> **Instruction**: Go through the listing and set it down exactly, leaving out its pictures.

★ ★ ★

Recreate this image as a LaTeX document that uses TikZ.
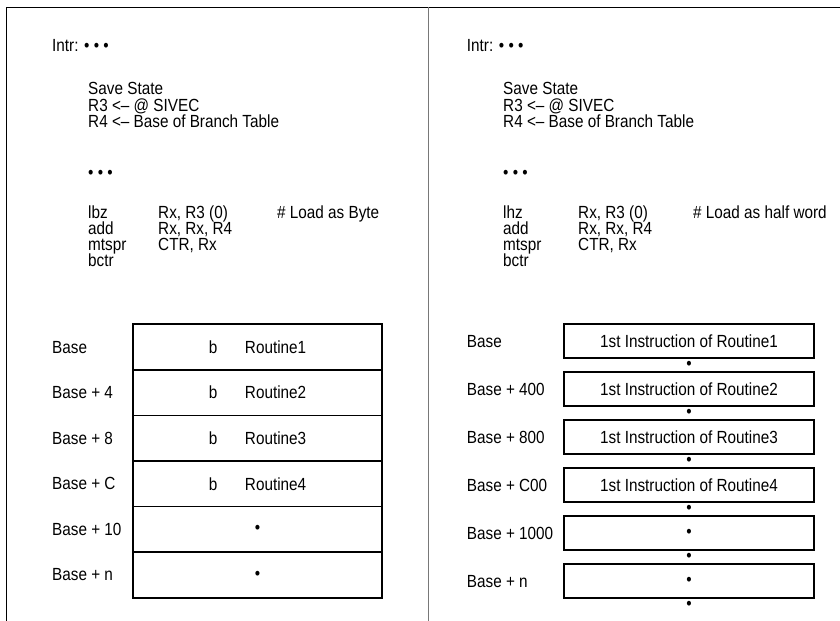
\documentclass[tikz,border=0pt]{standalone}
\usepackage{fontspec}
\setmainfont{Liberation Sans}[FakeStretch=0.87]
\usetikzlibrary{positioning}
\definecolor{FrameGrey}{RGB}{120,120,120}

\begin{document}
\begin{tikzpicture}[x=0.03cm, y=-0.03cm,
  every node/.style={font=\fontsize{15pt}{16pt}\selectfont, inner sep=0pt},
  code/.style={anchor=base west},
  addr/.style={anchor=west},
  slot/.style={draw, line width=1.4pt, outer sep=0pt, minimum width=7.47cm, minimum height=1.367cm},
  entry/.style={draw, line width=1.4pt, outer sep=0pt, minimum width=7.51cm, minimum height=1.02cm}]
  \useasboundingbox (0,0) rectangle (840,621);
  \draw[line width=1.2pt] (6.5,621) -- (6.5,7.5) -- (840,7.5);
  \draw[line width=1.6pt, FrameGrey] (428.5,7.5) -- (428.5,621);

  % byte table
  \node[code] (lintr) at (52,51.7) {Intr: • • •};
  \node[code] (lsave) at (88,95) {Save State};
  \node[code] (lr3) at (88,111.3) {R3 <-- @ SIVEC};
  \node[code] (lr4) at (88,127.6) {R4 <-- Base of Branch Table};
  \node[code] (ldots) at (88,178) {• • •};
  \node[code] (llbz) at (88,218) {lbz};
  \node[code] (ladd) at (88,234) {add};
  \node[code] (lmt) at (88,250) {mtspr};
  \node[code] (lbctr) at (88,266) {bctr};
  \node[code] (llbzop) at (158,218) {Rx, R3 (0)};
  \node[code] (laddop) at (158,234) {Rx, Rx, R4};
  \node[code] (lmtop) at (158,250) {CTR, Rx};
  \node[code] (lnote) at (277,218) {\# Load as Byte};

  \node[slot] (s1) at (257.5,347.1) {b\hspace{0.83cm}Routine1};
  \node[slot, below=0pt of s1] (s2) {b\hspace{0.83cm}Routine2};
  \node[slot, below=0pt of s2] (s3) {b\hspace{0.83cm}Routine3};
  \node[slot, below=0pt of s3] (s4) {b\hspace{0.83cm}Routine4};
  \node[slot, below=0pt of s4] (s5) {•};
  \node[slot, below=0pt of s5] (s6) {•};
  \node[addr] (sa1) at (52,0 |- s1) {Base};
  \node[addr] (sa2) at (52,0 |- s2) {Base + 4};
  \node[addr] (sa3) at (52,0 |- s3) {Base + 8};
  \node[addr] (sa4) at (52,0 |- s4) {Base + C};
  \node[addr] (sa5) at (52,0 |- s5) {Base + 10};
  \node[addr] (sa6) at (52,0 |- s6) {Base + n};

  % half word table
  \node[code] (rintr) at (466.7,51.7) {Intr: • • •};
  \node[code] (rsave) at (503,95) {Save State};
  \node[code] (rr3) at (503,111.3) {R3 <-- @ SIVEC};
  \node[code] (rr4) at (503,127.6) {R4 <-- Base of Branch Table};
  \node[code] (rdots) at (503,178) {• • •};
  \node[code] (rlhz) at (503,218) {lhz};
  \node[code] (radd) at (503,234) {add};
  \node[code] (rmt) at (503,250) {mtspr};
  \node[code] (rbctr) at (503,266) {bctr};
  \node[code] (rlhzop) at (578,218) {Rx, R3 (0)};
  \node[code] (raddop) at (578,234) {Rx, Rx, R4};
  \node[code] (rmtop) at (578,250) {CTR, Rx};
  \node[code] (rnote) at (693,218) {\# Load as half word};

  \node[entry] (e1) at (689,341.3) {1st Instruction of Routine1};
  \node[entry, below=0.42cm of e1] (e2) {1st Instruction of Routine2};
  \node[entry, below=0.42cm of e2] (e3) {1st Instruction of Routine3};
  \node[entry, below=0.42cm of e3] (e4) {1st Instruction of Routine4};
  \node[entry, below=0.42cm of e4] (e5) {•};
  \node[entry, below=0.42cm of e5] (e6) {•};
  \coordinate[below=0.42cm of e6] (e7);
  \path (e1.south) -- node (g1) {•} (e2.north);
  \path (e2.south) -- node (g2) {•} (e3.north);
  \path (e3.south) -- node (g3) {•} (e4.north);
  \path (e4.south) -- node (g4) {•} (e5.north);
  \path (e5.south) -- node (g5) {•} (e6.north);
  \path (e6.south) -- node (g6) {•} (e7);
  \node[addr] (ea1) at (466.7,0 |- e1) {Base};
  \node[addr] (ea2) at (466.7,0 |- e2) {Base + 400};
  \node[addr] (ea3) at (466.7,0 |- e3) {Base + 800};
  \node[addr] (ea4) at (466.7,0 |- e4) {Base + C00};
  \node[addr] (ea5) at (466.7,0 |- e5) {Base + 1000};
  \node[addr] (ea6) at (466.7,0 |- e6) {Base + n};
\end{tikzpicture}
\end{document}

★ ★ ★

> **Answer to the problem**:
Recreate this image as a LaTeX document that uses TikZ.
\documentclass[tikz,border=0pt]{standalone}
\usepackage{fontspec}
\setmainfont{Liberation Sans}[FakeStretch=0.87]
\usetikzlibrary{positioning}
\definecolor{FrameGrey}{RGB}{120,120,120}

\begin{document}
\begin{tikzpicture}[x=0.03cm, y=-0.03cm,
  every node/.style={font=\fontsize{15pt}{16pt}\selectfont, inner sep=0pt},
  code/.style={anchor=base west},
  addr/.style={anchor=west},
  slot/.style={draw, line width=1.4pt, outer sep=0pt, minimum width=7.47cm, minimum height=1.367cm},
  entry/.style={draw, line width=1.4pt, outer sep=0pt, minimum width=7.51cm, minimum height=1.02cm}]
  \useasboundingbox (0,0) rectangle (840,621);
  \draw[line width=1.2pt] (6.5,621) -- (6.5,7.5) -- (840,7.5);
  \draw[line width=1.6pt, FrameGrey] (428.5,7.5) -- (428.5,621);

  % byte table
  \node[code] (lintr) at (52,51.7) {Intr: • • •};
  \node[code] (lsave) at (88,95) {Save State};
  \node[code] (lr3) at (88,111.3) {R3 <-- @ SIVEC};
  \node[code] (lr4) at (88,127.6) {R4 <-- Base of Branch Table};
  \node[code] (ldots) at (88,178) {• • •};
  \node[code] (llbz) at (88,218) {lbz};
  \node[code] (ladd) at (88,234) {add};
  \node[code] (lmt) at (88,250) {mtspr};
  \node[code] (lbctr) at (88,266) {bctr};
  \node[code] (llbzop) at (158,218) {Rx, R3 (0)};
  \node[code] (laddop) at (158,234) {Rx, Rx, R4};
  \node[code] (lmtop) at (158,250) {CTR, Rx};
  \node[code] (lnote) at (277,218) {\# Load as Byte};

  \node[slot] (s1) at (257.5,347.1) {b\hspace{0.83cm}Routine1};
  \node[slot, below=0pt of s1] (s2) {b\hspace{0.83cm}Routine2};
  \node[slot, below=0pt of s2] (s3) {b\hspace{0.83cm}Routine3};
  \node[slot, below=0pt of s3] (s4) {b\hspace{0.83cm}Routine4};
  \node[slot, below=0pt of s4] (s5) {•};
  \node[slot, below=0pt of s5] (s6) {•};
  \node[addr] (sa1) at (52,0 |- s1) {Base};
  \node[addr] (sa2) at (52,0 |- s2) {Base + 4};
  \node[addr] (sa3) at (52,0 |- s3) {Base + 8};
  \node[addr] (sa4) at (52,0 |- s4) {Base + C};
  \node[addr] (sa5) at (52,0 |- s5) {Base + 10};
  \node[addr] (sa6) at (52,0 |- s6) {Base + n};

  % half word table
  \node[code] (rintr) at (466.7,51.7) {Intr: • • •};
  \node[code] (rsave) at (503,95) {Save State};
  \node[code] (rr3) at (503,111.3) {R3 <-- @ SIVEC};
  \node[code] (rr4) at (503,127.6) {R4 <-- Base of Branch Table};
  \node[code] (rdots) at (503,178) {• • •};
  \node[code] (rlhz) at (503,218) {lhz};
  \node[code] (radd) at (503,234) {add};
  \node[code] (rmt) at (503,250) {mtspr};
  \node[code] (rbctr) at (503,266) {bctr};
  \node[code] (rlhzop) at (578,218) {Rx, R3 (0)};
  \node[code] (raddop) at (578,234) {Rx, Rx, R4};
  \node[code] (rmtop) at (578,250) {CTR, Rx};
  \node[code] (rnote) at (693,218) {\# Load as half word};

  \node[entry] (e1) at (689,341.3) {1st Instruction of Routine1};
  \node[entry, below=0.42cm of e1] (e2) {1st Instruction of Routine2};
  \node[entry, below=0.42cm of e2] (e3) {1st Instruction of Routine3};
  \node[entry, below=0.42cm of e3] (e4) {1st Instruction of Routine4};
  \node[entry, below=0.42cm of e4] (e5) {•};
  \node[entry, below=0.42cm of e5] (e6) {•};
  \coordinate[below=0.42cm of e6] (e7);
  \path (e1.south) -- node (g1) {•} (e2.north);
  \path (e2.south) -- node (g2) {•} (e3.north);
  \path (e3.south) -- node (g3) {•} (e4.north);
  \path (e4.south) -- node (g4) {•} (e5.north);
  \path (e5.south) -- node (g5) {•} (e6.north);
  \path (e6.south) -- node (g6) {•} (e7);
  \node[addr] (ea1) at (466.7,0 |- e1) {Base};
  \node[addr] (ea2) at (466.7,0 |- e2) {Base + 400};
  \node[addr] (ea3) at (466.7,0 |- e3) {Base + 800};
  \node[addr] (ea4) at (466.7,0 |- e4) {Base + C00};
  \node[addr] (ea5) at (466.7,0 |- e5) {Base + 1000};
  \node[addr] (ea6) at (466.7,0 |- e6) {Base + n};
\end{tikzpicture}
\end{document}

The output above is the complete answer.